Entering edit mode
7.2 years ago
MAPK
★
2.1k
Hi, I was wondering if there a way to align short reads with multiple long reads and see a long stretch of aligned region from the same genome? I have millions of short reads and I want to align those short reads to thousands of long sequences from the same genome and see the aligned region. Thanks
That is basically what every NGS aligner does. So is there a question here?
Hehe Just got confused. So basically can use BWA?
Yes, you can use BWA, but if the error rate of the long reads (are they long reads or contigs / scaffolds?) is high BWA will be very slow and possibly many reads will remain unaligned.
Or maybe you want to align short reads AND long reads to the same reference genome?
Also, there are tools to use illumina reads to do error correction of long reads.

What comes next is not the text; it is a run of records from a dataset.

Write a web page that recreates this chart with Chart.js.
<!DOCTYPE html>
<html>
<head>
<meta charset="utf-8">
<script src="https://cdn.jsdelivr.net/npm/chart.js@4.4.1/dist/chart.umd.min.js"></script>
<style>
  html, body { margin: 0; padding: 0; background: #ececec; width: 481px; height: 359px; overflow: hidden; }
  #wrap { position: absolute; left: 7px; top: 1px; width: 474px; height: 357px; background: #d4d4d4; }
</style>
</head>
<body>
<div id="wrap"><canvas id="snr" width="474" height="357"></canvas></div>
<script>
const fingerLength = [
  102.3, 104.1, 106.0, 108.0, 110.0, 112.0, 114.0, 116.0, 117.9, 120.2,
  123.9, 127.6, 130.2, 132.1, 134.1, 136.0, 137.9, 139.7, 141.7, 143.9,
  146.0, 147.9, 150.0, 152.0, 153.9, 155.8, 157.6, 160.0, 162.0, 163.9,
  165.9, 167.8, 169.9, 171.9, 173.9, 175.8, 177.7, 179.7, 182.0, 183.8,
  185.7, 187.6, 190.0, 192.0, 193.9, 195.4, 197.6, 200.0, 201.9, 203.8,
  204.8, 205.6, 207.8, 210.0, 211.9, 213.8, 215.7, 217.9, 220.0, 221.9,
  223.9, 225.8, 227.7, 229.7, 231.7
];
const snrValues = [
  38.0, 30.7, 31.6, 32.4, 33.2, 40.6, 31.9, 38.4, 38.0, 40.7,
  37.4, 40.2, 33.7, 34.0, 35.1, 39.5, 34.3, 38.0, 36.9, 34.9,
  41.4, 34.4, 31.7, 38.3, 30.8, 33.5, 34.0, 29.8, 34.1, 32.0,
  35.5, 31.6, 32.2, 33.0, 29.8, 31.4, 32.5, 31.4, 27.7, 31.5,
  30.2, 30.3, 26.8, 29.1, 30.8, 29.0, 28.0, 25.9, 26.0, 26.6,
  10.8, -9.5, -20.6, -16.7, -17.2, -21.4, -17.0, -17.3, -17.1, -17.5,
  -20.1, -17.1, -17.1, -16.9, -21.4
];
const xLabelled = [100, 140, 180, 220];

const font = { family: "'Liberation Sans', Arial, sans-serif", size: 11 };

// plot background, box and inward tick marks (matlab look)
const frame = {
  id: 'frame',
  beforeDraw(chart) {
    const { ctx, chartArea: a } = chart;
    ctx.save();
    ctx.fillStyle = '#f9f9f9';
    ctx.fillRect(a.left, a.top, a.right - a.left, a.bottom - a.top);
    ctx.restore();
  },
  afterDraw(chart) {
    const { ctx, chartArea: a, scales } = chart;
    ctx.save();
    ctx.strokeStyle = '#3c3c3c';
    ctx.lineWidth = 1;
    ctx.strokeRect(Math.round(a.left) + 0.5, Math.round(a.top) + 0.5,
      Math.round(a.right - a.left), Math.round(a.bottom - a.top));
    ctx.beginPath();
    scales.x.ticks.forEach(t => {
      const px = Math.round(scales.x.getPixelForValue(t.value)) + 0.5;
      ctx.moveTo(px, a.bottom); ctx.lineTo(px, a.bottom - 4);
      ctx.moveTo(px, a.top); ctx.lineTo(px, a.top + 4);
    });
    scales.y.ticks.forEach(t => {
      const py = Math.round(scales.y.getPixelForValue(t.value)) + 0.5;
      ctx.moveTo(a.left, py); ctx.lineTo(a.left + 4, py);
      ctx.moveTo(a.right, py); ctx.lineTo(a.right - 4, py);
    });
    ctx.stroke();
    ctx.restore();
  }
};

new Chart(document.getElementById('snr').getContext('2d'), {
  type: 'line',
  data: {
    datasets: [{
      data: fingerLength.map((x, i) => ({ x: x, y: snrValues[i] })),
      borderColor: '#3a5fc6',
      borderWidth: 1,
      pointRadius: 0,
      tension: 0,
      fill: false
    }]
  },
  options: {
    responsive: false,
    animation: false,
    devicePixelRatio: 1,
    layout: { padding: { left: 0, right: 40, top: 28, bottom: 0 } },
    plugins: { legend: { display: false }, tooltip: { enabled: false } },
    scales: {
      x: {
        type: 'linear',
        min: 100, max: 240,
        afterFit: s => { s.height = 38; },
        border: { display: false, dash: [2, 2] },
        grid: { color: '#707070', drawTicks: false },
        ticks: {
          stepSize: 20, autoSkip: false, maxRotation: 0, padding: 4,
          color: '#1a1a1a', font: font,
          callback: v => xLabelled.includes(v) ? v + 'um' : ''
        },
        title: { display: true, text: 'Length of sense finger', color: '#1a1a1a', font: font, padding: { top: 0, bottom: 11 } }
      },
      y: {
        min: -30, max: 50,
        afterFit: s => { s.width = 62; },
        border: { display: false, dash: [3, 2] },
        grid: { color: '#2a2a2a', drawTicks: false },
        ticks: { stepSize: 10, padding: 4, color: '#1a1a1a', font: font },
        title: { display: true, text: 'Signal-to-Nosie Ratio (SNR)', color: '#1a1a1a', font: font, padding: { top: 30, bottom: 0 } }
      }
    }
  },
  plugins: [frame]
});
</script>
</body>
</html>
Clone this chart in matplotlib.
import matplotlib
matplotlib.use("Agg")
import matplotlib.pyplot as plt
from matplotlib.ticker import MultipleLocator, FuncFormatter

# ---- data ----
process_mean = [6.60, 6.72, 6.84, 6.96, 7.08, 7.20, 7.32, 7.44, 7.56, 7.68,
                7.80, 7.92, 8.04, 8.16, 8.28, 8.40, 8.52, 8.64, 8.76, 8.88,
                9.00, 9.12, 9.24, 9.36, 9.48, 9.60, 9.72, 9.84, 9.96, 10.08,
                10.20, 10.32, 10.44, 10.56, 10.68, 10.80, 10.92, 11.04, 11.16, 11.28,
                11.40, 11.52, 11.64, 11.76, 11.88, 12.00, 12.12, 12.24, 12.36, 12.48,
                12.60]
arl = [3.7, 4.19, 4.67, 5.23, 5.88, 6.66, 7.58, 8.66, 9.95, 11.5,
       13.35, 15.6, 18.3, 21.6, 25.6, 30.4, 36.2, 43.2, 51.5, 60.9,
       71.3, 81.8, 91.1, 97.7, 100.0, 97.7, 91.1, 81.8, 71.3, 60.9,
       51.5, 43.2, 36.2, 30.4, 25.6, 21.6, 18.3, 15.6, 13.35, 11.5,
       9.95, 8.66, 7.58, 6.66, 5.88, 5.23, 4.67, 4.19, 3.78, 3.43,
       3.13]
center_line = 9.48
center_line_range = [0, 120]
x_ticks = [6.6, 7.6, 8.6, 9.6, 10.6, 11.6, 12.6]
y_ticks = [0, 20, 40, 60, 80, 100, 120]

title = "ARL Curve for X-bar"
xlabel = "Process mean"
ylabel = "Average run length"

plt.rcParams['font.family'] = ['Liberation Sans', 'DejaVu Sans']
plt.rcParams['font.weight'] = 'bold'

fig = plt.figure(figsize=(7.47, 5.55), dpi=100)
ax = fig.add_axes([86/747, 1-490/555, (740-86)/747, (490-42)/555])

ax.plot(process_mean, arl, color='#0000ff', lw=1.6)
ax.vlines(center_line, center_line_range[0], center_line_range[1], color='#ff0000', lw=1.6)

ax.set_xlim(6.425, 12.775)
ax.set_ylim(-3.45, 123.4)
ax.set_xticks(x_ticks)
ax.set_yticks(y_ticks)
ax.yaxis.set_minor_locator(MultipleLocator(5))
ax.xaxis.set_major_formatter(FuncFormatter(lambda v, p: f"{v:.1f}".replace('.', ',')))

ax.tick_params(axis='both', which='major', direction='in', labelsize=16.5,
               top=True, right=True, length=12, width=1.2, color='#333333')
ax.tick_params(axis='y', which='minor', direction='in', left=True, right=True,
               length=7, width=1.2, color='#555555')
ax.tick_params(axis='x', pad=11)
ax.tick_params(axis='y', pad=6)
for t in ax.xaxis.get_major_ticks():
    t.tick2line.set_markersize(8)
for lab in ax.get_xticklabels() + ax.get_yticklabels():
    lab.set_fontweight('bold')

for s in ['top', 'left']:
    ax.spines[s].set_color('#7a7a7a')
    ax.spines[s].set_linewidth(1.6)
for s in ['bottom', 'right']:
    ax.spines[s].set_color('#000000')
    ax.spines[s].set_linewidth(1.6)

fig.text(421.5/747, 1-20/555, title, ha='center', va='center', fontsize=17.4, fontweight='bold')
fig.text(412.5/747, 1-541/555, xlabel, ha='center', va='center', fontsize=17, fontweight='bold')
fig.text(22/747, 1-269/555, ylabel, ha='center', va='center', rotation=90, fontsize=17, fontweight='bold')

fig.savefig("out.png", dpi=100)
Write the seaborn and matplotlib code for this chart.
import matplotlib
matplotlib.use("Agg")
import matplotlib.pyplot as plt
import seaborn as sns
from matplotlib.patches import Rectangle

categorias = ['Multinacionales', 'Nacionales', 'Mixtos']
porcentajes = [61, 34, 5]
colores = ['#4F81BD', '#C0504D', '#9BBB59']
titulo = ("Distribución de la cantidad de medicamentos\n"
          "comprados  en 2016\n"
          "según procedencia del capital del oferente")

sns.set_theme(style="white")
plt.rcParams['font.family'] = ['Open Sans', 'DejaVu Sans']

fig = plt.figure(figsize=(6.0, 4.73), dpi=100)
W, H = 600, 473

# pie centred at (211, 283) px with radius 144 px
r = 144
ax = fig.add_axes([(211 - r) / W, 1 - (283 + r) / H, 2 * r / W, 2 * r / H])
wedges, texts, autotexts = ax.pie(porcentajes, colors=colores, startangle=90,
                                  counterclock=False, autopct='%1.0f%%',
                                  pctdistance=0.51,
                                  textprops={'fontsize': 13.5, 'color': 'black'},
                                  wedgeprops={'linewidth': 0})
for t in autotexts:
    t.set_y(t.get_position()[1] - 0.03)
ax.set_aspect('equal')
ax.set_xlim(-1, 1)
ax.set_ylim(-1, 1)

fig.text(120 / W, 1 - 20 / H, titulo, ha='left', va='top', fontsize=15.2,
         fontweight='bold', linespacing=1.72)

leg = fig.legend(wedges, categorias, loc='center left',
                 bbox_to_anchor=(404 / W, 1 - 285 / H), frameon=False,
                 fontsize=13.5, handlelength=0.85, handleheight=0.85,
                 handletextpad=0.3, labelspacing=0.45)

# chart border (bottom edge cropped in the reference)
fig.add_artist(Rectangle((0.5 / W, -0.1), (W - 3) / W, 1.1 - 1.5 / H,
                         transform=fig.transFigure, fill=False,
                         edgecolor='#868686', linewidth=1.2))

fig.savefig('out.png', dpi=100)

If you're talking about reads around the 30-50bp mark, I'd use bowtie2 and switch on uniquely-mapped reads only (
--best -m 1
). If your reads are >70bp in length, useBWA mem
.I did use bowtie, but the problem arises when it extracts lots of sequences that are not exact match ( it allows for too many mismatches as well). My sequenses are srna reads and I want to align them to retrotransposons (LTR) regions. I have about a thousand LTR sequences and they are a few hundred bases long each. My short reads should match pretty well with LTR regions if there are any read from that region, but I am expecting very few matches from my experimental data. In any case, bowtie pulls out too many reads even from not-so-perfectly aligned regions
If you have the reference genome I would suggest to align the reads to the genome first and re-map to the LTR the reads that didn't map to the genome. That should reduce the noise you're dealing with.